Compliance in an AI context is not about ticking boxes. It is about data flow. We explain how to build POPIA compliance into your automated workflows from day one, rather than retrofitting it later.

POPIA and AI: What South African SMEs actually need to do

The Protection of Personal Information Act (POPIA) has been enforceable since July 2021. Three years in, the Information Regulator is no longer in the education phase — it is in the enforcement phase. Infringement notices have been issued. Penalties are real. The maximum fine is R10 million, and criminal prosecution is possible in cases of deliberate non-compliance.

For most SMEs, POPIA compliance is still treated as a legal checkbox — a privacy policy on the website and a hope that the Regulator does not come knocking. But if you are building automated workflows that collect, route, or store personal information, the compliance question is not about the policy document. It is about the data architecture.

What POPIA actually governs

POPIA regulates how personal information is collected, stored, processed, and shared. Personal information is defined broadly — it includes names, email addresses, phone numbers, ID numbers, biometric data, health records, financial information, and any other data that identifies or can identify a living person. The law applies to any entity that processes personal data in South Africa, regardless of where that entity is based.

The core principles are: process only what you need (data minimisation), collect for a specific stated purpose, obtain informed consent, secure the data, and give individuals the right to access, correct, or delete their information.

The enforcement reality

The Information Regulator established an AI-focused committee in 2024 specifically to address how AI and automated systems interact with POPIA obligations. The 2025 Amendment Regulations require that all security compromises be reported. This is no longer a theoretical compliance risk.

Where AI workflows create POPIA risk

The risk points in an automated workflow are where personal data enters, moves between systems, or gets processed by an AI tool. Each of these is a POPIA event that requires a lawful basis, appropriate security, and — in most cases — explicit consent.

  • Website lead capture forms — collecting names and email addresses requires a clear consent mechanism and a stated purpose. A generic 'contact us' form is not sufficient.
  • CRM data routing — when your website form automatically creates a CRM record, that automation is a data processing activity.

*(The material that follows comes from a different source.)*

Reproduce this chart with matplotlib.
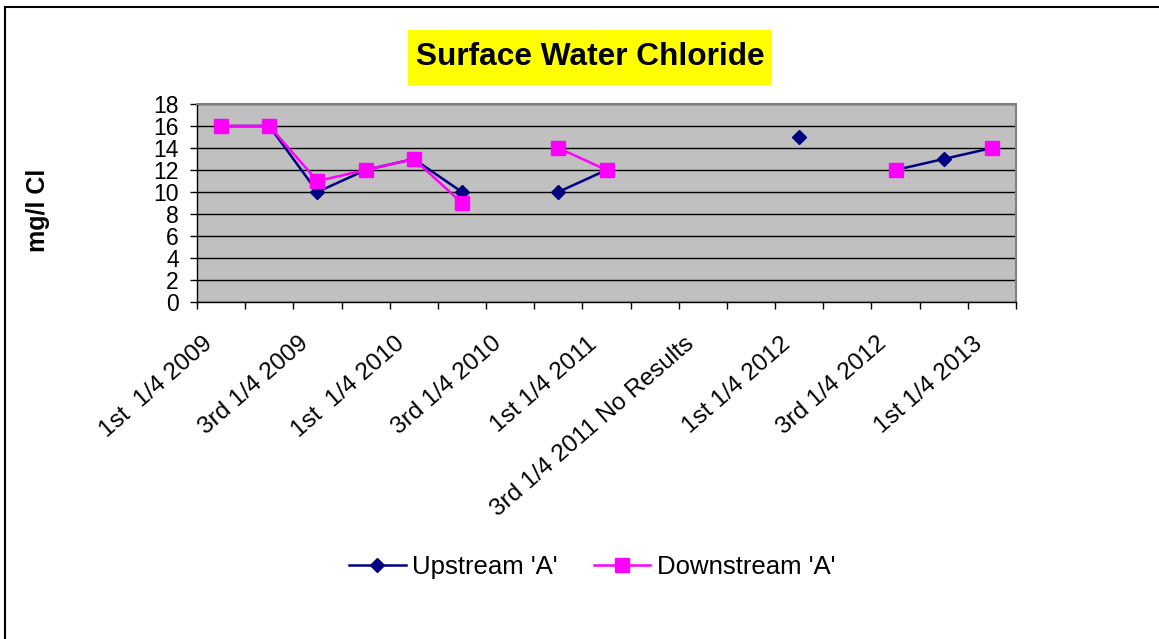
import numpy as np
import matplotlib
matplotlib.use('Agg')
import matplotlib.pyplot as plt
from matplotlib.patches import Rectangle
from matplotlib.lines import Line2D
from matplotlib.transforms import ScaledTranslation

plt.rcParams['font.family'] = ['Liberation Sans', 'DejaVu Sans']

# quarters (only every second one is labelled on the axis)
trimestres = ['1st  1/4 2009', '2nd 1/4 2009', '3rd 1/4 2009', '4th 1/4 2009',
              '1st  1/4 2010', '2nd 1/4 2010', '3rd 1/4 2010', '4th 1/4 2010',
              '1st 1/4 2011', '2nd 1/4 2011', '3rd 1/4 2011 No Results', '4th 1/4 2011',
              '1st 1/4 2012', '2nd 1/4 2012', '3rd 1/4 2012', '4th 1/4 2012',
              '1st 1/4 2013']
nan = np.nan
upstream = [16, 16, 10, 12, 13, 10, nan, 10, 12, nan, nan, nan, 15, nan, 12, 13, 14]
downstream = [16, 16, 11, 12, 13, 9, nan, 14, 12, nan, nan, nan, nan, nan, 12, nan, 14]
yticks = [0, 2, 4, 6, 8, 10, 12, 14, 16, 18]

W, H = 1159, 639
fig = plt.figure(figsize=(W / 100, H / 100), dpi=100)

# borde del grafico (solo arriba e izquierda)
fig.add_artist(Line2D([4.5 / W, 4.5 / W], [0, 1 - 6.5 / H], transform=fig.transFigure, color='black', lw=1.5))
fig.add_artist(Line2D([4.5 / W, 1], [1 - 6.5 / H, 1 - 6.5 / H], transform=fig.transFigure, color='black', lw=1.5))

ax = fig.add_axes([197 / W, 1 - 302 / H, (1016 - 197) / W, (302 - 104) / H])
ax.set_facecolor('#C0C0C0')

x = np.arange(len(trimestres))
ax.plot(x, upstream, color='#000080', lw=1.8, marker='D', ms=7.3,
        markerfacecolor='#000080', markeredgecolor='#000080', label="Upstream 'A'", zorder=3)
ax.plot(x, downstream, color='#FF00FF', lw=1.8, marker='s', ms=10.5,
        markerfacecolor='#FF00FF', markeredgecolor='#FF00FF', label="Downstream 'A'", zorder=4)

ax.set_xlim(-0.5, len(trimestres) - 0.5)
ax.set_ylim(0, 18)
ax.set_yticks(yticks)
ax.set_yticklabels([str(v) for v in yticks], fontsize=16.5)
ax.yaxis.grid(True, color='black', lw=1.0)
ax.set_axisbelow(True)
ax.tick_params(axis='y', direction='out', length=5, width=1, pad=8)

ax.set_xticks(x)
ax.set_xticklabels([t if i % 2 == 0 else '' for i, t in enumerate(trimestres)],
                   rotation=41, ha='right', va='center', rotation_mode='anchor', fontsize=17.6)
ax.set_xticks(np.arange(-0.5, len(trimestres)), minor=True)
ax.tick_params(axis='x', which='major', length=0, pad=28)
ax.tick_params(axis='x', which='minor', direction='out', length=5, width=1)
for lab in ax.get_xticklabels():
    lab.set_transform(lab.get_transform() + ScaledTranslation(-0.12, 0, fig.dpi_scale_trans))

for s in ['top', 'right']:
    ax.spines[s].set_color('#808080')
    ax.spines[s].set_linewidth(1.5)
for s in ['left', 'bottom']:
    ax.spines[s].set_color('black')
    ax.spines[s].set_linewidth(1.0)

fig.text(38 / W, 1 - 210 / H, 'mg/l Cl', rotation=90, fontsize=18, fontweight='bold',
         ha='center', va='center')

# titulo con fondo amarillo
fig.add_artist(Rectangle((408 / W, 1 - 85 / H), (772 - 408) / W, (85 - 30) / H,
                         transform=fig.transFigure, facecolor='#FFFF00', edgecolor='none'))
fig.text(590 / W, 1 - 57 / H, 'Surface Water Chloride', fontsize=22.8, fontweight='bold',
         ha='center', va='center')

fig.legend(loc='center', bbox_to_anchor=(592 / W, 1 - 567 / H), ncol=2, frameon=False,
           fontsize=18.5, handlelength=2.2, handletextpad=0.25, columnspacing=1.4)

fig.savefig('out.png', dpi=100)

Your CRM provider must be under a written data processing agreement with you.
  • Email marketing automation — sending automated sequences to contacts requires opt-in consent. A contact who enquired about your services has not consented to receiving your newsletter.
  • AI tools that process customer data — if you use an AI tool to analyse emails, summarise client records, or generate responses, that tool is a data operator. You need a processing agreement with the vendor.
  • Cross-border data transfers — many SaaS tools store data on servers outside South Africa. POPIA governs cross-border transfers and requires that the receiving country provides adequate protection.

Build it in from day one

The most expensive compliance approach is retrofitting. Building consent architecture, data flow documentation, and processing agreements after a system is live requires rebuilding core workflow components. The practical approach is to design for compliance during the architecture phase — before any integration is built.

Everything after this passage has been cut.